— Set problem —
Leave out every picture. Copy exactly the lines from the one holding "Write a Python" through the one holding "seasons = ['Pre".

— Task input —

^^^^

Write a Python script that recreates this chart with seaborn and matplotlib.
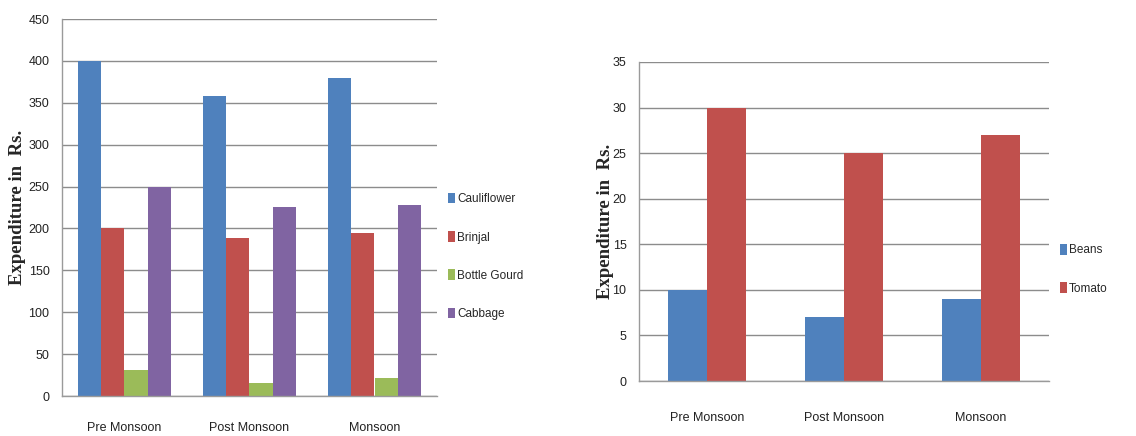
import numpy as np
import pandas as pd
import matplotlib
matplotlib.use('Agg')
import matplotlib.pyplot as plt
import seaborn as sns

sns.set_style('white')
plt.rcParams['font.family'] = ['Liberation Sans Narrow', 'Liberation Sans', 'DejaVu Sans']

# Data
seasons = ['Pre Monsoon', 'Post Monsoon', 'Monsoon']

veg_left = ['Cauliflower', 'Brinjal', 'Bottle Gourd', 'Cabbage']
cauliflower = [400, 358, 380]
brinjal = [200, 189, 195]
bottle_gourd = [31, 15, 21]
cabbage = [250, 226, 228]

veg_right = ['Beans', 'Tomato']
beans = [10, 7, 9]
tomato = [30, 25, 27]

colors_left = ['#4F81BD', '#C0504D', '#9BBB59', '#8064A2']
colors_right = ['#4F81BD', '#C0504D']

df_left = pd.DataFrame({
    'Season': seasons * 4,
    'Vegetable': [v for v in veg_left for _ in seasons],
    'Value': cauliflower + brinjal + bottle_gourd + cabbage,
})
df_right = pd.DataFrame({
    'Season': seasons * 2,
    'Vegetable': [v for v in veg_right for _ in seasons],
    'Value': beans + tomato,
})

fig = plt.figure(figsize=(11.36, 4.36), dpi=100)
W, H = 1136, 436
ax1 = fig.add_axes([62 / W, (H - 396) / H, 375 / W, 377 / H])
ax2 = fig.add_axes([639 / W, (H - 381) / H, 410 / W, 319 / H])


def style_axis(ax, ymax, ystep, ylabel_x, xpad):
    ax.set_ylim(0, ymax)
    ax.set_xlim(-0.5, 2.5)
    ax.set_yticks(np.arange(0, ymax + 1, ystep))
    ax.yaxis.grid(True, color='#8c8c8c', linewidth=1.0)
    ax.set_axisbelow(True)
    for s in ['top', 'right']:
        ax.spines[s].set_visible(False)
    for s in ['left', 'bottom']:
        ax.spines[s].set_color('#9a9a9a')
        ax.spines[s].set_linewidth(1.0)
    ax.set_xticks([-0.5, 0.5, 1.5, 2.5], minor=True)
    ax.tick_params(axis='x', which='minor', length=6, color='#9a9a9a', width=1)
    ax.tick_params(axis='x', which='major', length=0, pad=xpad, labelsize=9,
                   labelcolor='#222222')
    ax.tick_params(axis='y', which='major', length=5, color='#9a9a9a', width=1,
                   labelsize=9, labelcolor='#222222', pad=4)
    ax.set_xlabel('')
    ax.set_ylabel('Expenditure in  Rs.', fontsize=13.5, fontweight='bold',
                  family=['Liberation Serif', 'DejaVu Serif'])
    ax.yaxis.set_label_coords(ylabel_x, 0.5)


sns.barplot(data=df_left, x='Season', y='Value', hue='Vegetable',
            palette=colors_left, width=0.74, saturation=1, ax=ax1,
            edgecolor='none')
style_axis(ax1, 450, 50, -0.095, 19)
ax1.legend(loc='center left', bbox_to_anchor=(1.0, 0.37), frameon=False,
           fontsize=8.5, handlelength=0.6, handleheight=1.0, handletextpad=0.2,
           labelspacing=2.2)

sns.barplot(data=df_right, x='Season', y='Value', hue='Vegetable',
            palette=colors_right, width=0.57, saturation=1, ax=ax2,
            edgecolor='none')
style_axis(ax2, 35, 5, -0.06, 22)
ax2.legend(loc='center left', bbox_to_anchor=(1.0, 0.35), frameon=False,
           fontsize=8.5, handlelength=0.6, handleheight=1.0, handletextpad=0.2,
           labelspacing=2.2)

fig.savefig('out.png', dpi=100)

^^^^

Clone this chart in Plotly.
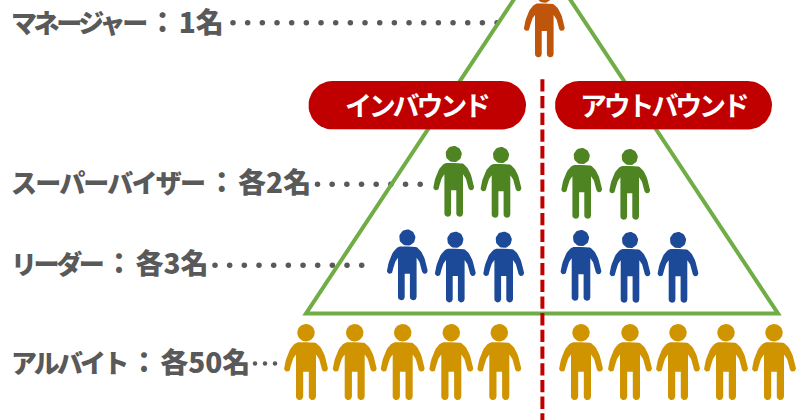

^^^^

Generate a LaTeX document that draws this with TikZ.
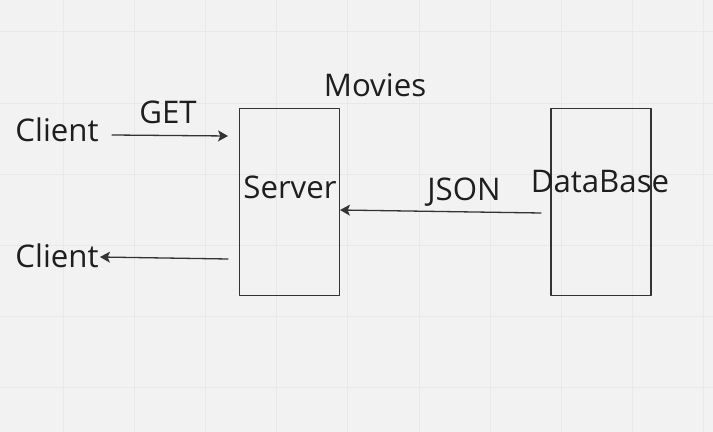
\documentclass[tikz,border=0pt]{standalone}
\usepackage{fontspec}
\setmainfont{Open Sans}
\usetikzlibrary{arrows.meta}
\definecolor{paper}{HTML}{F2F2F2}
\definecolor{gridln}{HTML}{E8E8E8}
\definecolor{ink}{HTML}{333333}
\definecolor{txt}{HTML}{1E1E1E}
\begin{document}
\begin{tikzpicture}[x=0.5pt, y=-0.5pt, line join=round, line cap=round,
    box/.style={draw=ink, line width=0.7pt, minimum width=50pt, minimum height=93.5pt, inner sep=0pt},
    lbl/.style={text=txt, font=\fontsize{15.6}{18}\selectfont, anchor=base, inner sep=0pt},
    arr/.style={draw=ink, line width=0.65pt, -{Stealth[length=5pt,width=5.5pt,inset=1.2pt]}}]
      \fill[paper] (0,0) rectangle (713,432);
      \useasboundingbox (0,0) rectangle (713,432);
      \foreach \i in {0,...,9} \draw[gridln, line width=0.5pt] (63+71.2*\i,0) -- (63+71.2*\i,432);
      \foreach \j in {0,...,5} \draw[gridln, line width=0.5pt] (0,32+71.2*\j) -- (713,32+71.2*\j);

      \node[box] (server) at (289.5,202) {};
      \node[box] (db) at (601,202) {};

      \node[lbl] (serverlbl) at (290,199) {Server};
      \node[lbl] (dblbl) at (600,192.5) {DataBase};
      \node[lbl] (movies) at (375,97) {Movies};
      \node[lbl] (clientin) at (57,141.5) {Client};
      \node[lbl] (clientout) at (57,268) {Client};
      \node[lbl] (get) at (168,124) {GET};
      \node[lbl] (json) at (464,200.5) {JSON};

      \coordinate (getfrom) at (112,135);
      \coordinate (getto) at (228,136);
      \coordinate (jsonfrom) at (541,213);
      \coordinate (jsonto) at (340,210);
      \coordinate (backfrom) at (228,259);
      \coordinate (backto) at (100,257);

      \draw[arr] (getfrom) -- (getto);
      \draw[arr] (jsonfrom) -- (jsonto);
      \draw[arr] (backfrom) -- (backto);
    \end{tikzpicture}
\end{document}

^^^^

— Answer in full —
Write a Python script that recreates this chart with seaborn and matplotlib.
import numpy as np
import pandas as pd
import matplotlib
matplotlib.use('Agg')
import matplotlib.pyplot as plt
import seaborn as sns

sns.set_style('white')
plt.rcParams['font.family'] = ['Liberation Sans Narrow', 'Liberation Sans', 'DejaVu Sans']

# Data
seasons = ['Pre Monsoon', 'Post Monsoon', 'Monsoon']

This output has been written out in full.